When is the HTM Spatial Pooler full?

Good question @sjoerdsommen. Adding to what @subutai said: the SP does have a limit to the number of SDRs it can distinguish, but this limit is very high (e.g. 2048 choose 40 which is 2.37*10^84) and is not the practical limit found with real data. There are two reasons for this.

The first is that real data tends to occupy a lower-dimensional manifold in the full space of possible inputs, so the statistics of the distances between real inputs tend to make them less distinguishable than random values chosen from the possible space.

The second is that the SP tends to partially contract its space of outputs by over-using successful columns. @floybix is studying this second issue and discusses it here. While suboptimal from an information theory point of view, this property of the SP is not as damaging as it would be if the inputs were dense, arbitrary representations (e.g. ASCII or float64) rather than semantically encoded pseudoSDRs.

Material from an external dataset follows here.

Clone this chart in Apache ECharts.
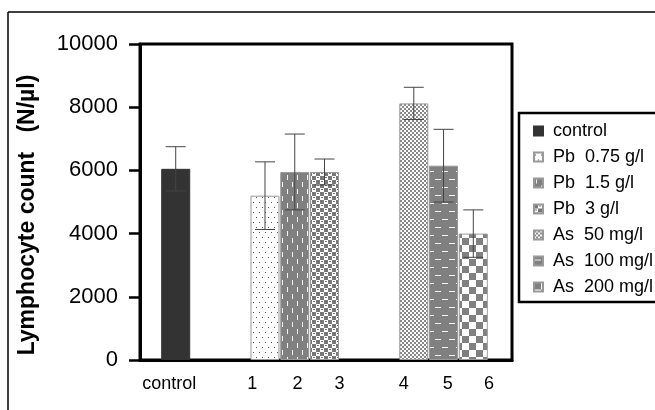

Any finite encoding is already “throwing away” information about small differences in inputs, and a finite SP begins with some generalising property too. As the SP “fills up”, its ability to represent the space of inputs degrades gradually, and it tends to generalise more and more across very similar inputs. This degradation by increasing generalisation is exactly how you would want the SP to operate.

It’s important to bear in mind that the whole “design philosophy” of cortex and HTM systems is about not distinguishing between tiny details in inputs. In the real world, most of these differences are due to irrelevant factors such as measurement errors, signal noise etc. Cortical and HTM systems are built to filter out distracting factors and learn the common spatial and temporal structure which persists in the data. If your task involves distinguishing the fine structure of a large number of examples (e.g. a web log with thousands of users), HTM is not going to be of use.